The eastern red cedar tree (Juniperus virginiana) grows wild throughout the eastern United States. It is used for lumber as well as for screens, windbreaks and landscaping. The eastern red cedar is an evergreen that creates dense shade that prevents other plants from growing around it. Because it is so prolific, it is considered and invasive tree that dominates improperly managed forests and pastures. However, it can be dug up from these areas and raised as a landscaping specimen if desired. Be sure you have permission to enter anyone's property or public right-of-way to dig up a tree of any kind.
Find a location where you have received permission to dig a wild cedar tree to transplant. Look for an area that has different sizes of eastern red cedar trees to choose from. The best time to dig an eastern red cedar tree from the wild is in the late fall or very early spring.
Find an eastern red cedar tree that is no more than 18 inches tall and is well formed. For example, it should have a straight trunk and the branches should be evenly spaced. Look carefully for any signs of disease, such as browning around the edges of the leaves, or any insects present. You want to choose a healthy specimen. Use a permanent marker to mark the north side of the tree you are removing. This is so it has the same orientation in the new location to prevent winter burn or sun scald.

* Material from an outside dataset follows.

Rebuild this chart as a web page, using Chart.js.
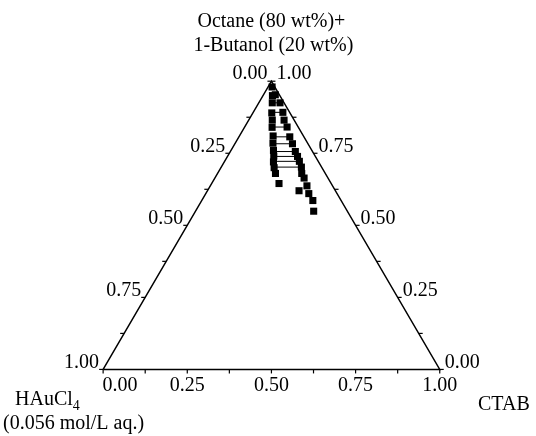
<!DOCTYPE html>
<html>
<head>
<meta charset="utf-8">
<script src="https://cdn.jsdelivr.net/npm/chart.js"></script>
<style>
  body { margin: 0; background: #fff; }
  #box { width: 536px; height: 436px; }
</style>
</head>
<body>
<div id="box"><canvas id="myChart"></canvas></div>
<script>

// data: oil phase fraction and CTAB fraction (HAuCl4 aq. = rest)

const oilLeft  = [0.98, 0.95, 0.925, 0.89, 0.865, 0.84, 0.81, 0.785, 0.76, 0.74, 0.72, 0.70, 0.68, 0.645];
const ctabLeft = [0.012, 0.028, 0.04, 0.056, 0.07, 0.082, 0.1, 0.112, 0.126, 0.137, 0.146, 0.158, 0.172, 0.2];

const oilRight  = [0.953, 0.925, 0.892, 0.865, 0.841, 0.807, 0.783, 0.756, 0.739, 0.722, 0.702, 0.68, 0.664, 0.637, 0.62, 0.61, 0.586, 0.549];
const ctabRight = [0.035, 0.063, 0.088, 0.105, 0.126, 0.151, 0.171, 0.193, 0.208, 0.222, 0.238, 0.25, 0.265, 0.287, 0.272, 0.306, 0.33, 0.351];

const tieOil   = [0.925, 0.892, 0.841, 0.807, 0.783, 0.756, 0.739, 0.722, 0.702];
const tieLeft  = [0.04, 0.054, 0.08, 0.1, 0.112, 0.126, 0.137, 0.146, 0.158];
const tieRight = [0.063, 0.088, 0.126, 0.151, 0.171, 0.193, 0.208, 0.222, 0.238];

const tickValues = [0, 0.125, 0.25, 0.375, 0.5, 0.625, 0.75, 0.875, 1];
const tickLabels = ['0.00', '0.25', '0.50', '0.75', '1.00'];

// ternary -> plot coords
function tern(oil, ctab) {
  return { x: ctab + oil / 2, y: oil };
}

const FONT = '20px "Liberation Serif", "Times New Roman", serif';

const pointsLeft = oilLeft.map((o, i) => tern(o, ctabLeft[i]));
const pointsRight = oilRight.map((o, i) => tern(o, ctabRight[i]));

let datasets = [];

// triangle frame
datasets.push({
  data: [tern(0, 0), tern(0, 1), tern(1, 0), tern(0, 0)],
  showLine: true,
  borderColor: '#000',
  borderWidth: 1.5,
  pointRadius: 0
});

// tie lines
tieOil.forEach(function (o, i) {
  datasets.push({
    data: [tern(o, tieLeft[i]), tern(o, tieRight[i])],
    showLine: true,
    borderColor: '#000',
    borderWidth: 1,
    pointRadius: 0
  });
});

datasets.push({
  data: pointsLeft,
  pointStyle: 'rect',
  pointRadius: 5,
  backgroundColor: '#000',
  borderColor: '#000',
  borderWidth: 0
});
datasets.push({
  data: pointsRight,
  pointStyle: 'rect',
  pointRadius: 5,
  backgroundColor: '#000',
  borderColor: '#000',
  borderWidth: 0
});

// ticks + texts
const ternaryAxes = {
  id: 'ternaryAxes',
  afterDatasetsDraw(chart) {
    const c = chart.ctx;
    const sx = chart.scales.x, sy = chart.scales.y;
    const px = p => [sx.getPixelForValue(p.x), sy.getPixelForValue(p.y)];

    c.save();
    c.strokeStyle = '#000';
    c.lineWidth = 1.2;
    c.fillStyle = '#000';
    c.font = FONT;
    c.textBaseline = 'middle';

    tickValues.forEach(function (v, i) {
      const major = i % 2 === 0;
      // left edge (HAuCl4), 0 at top
      let [x, y] = px(tern(1 - v, 0));
      c.beginPath(); c.moveTo(x, y); c.lineTo(x - 4, y); c.stroke();
      if (major) {
        c.textAlign = 'right';
        c.fillText(tickLabels[i / 2], x - 4, y - 7);
      }
      // right edge (oil), 1 at top
      [x, y] = px(tern(v, 1 - v));
      c.beginPath(); c.moveTo(x, y); c.lineTo(x + 4, y); c.stroke();
      if (major) {
        c.textAlign = 'left';
        c.fillText(tickLabels[i / 2], x + 5, y - 7);
      }
      // bottom (CTAB)
      [x, y] = px(tern(0, v));
      c.beginPath(); c.moveTo(x, y); c.lineTo(x, y + 4); c.stroke();
      if (major) {
        c.textAlign = 'center';
        c.fillText(tickLabels[i / 2], v == 0 ? x + 17 : x, y + 16);
      }
    });

    // corner names
    let [ax, ay] = px(tern(1, 0));
    c.textAlign = 'center';
    c.fillText('Octane (80 wt%)+', ax, 22);
    c.fillText('1-Butanol (20 wt%)', ax + 2, 46);

    c.textAlign = 'left';
    c.fillText('CTAB', 478, 405);

    c.fillText('HAuCl', 15, 400);
    let w = c.measureText('HAuCl').width;
    c.font = '14px "Liberation Serif", serif';
    c.fillText('4', 15 + w, 406);
    c.font = FONT;
    c.fillText('(0.056 mol/L aq.)', 3, 424);

    c.restore();
  }
};

const ctx = document.getElementById('myChart');

new Chart(ctx, {
  type: 'scatter',
  data: { datasets: datasets },
  options: {
    responsive: true,
    maintainAspectRatio: false,
    animation: false,
    layout: { padding: 0 },
    plugins: {
      legend: { display: false },
      tooltip: { enabled: false }
    },
    scales: {
      x: { type: 'linear', display: false, min: -0.2915, max: 1.2711 },
      y: { type: 'linear', display: false, min: -0.2136, max: 1.2644 }
    }
  },
  plugins: [ternaryAxes]
});

</script>
</body>
</html>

Dig straight down 8 to 10 inches with the shovel in a circle 12 inches out from the trunk of the tree. Move the blade back and forth in the soil to loosen the soil around the roots of the tree. Then, push the shovel blade downward at an angle under the center of the root base. If you feel resistance, like you are hitting a root, adjust the angle of the shovel to avoid damaging the eastern red cedar's roots. Push down on the handle of the shovel so you can use it as a leverage to loosen the root ball from the soil.
Grab the root ball with both hands while keeping as much dirt intact as possible and place in the 5-gallon bucket. Add more soil, if needed, to cover any bare roots. It is OK if the roots are wound around each other in the bucket as long as they are covered with soil so they cannot dry out. Transport the bucket with the tree inside to the new location. Add some water to dampen the soil and roots of the tree in the bucket while it awaits transplanting.
Dig a hole big enough so the roots of the eastern red cedar tree you are transplanting can be easily accommodated. The hole should be deep enough so the tree is planted at the same depth as the previous location. Be sure it is planted with the correct north-south orientation using the mark you made with the permanent marker as a guide. Fill the hole with the same soil as was removed from the hole without any amendments, because the eastern red cedar is a native and highly adaptable tree. Add water to the soil while you are filling the hole to help the tree avoid transplant shock and prevent any air pockets from forming around the roots.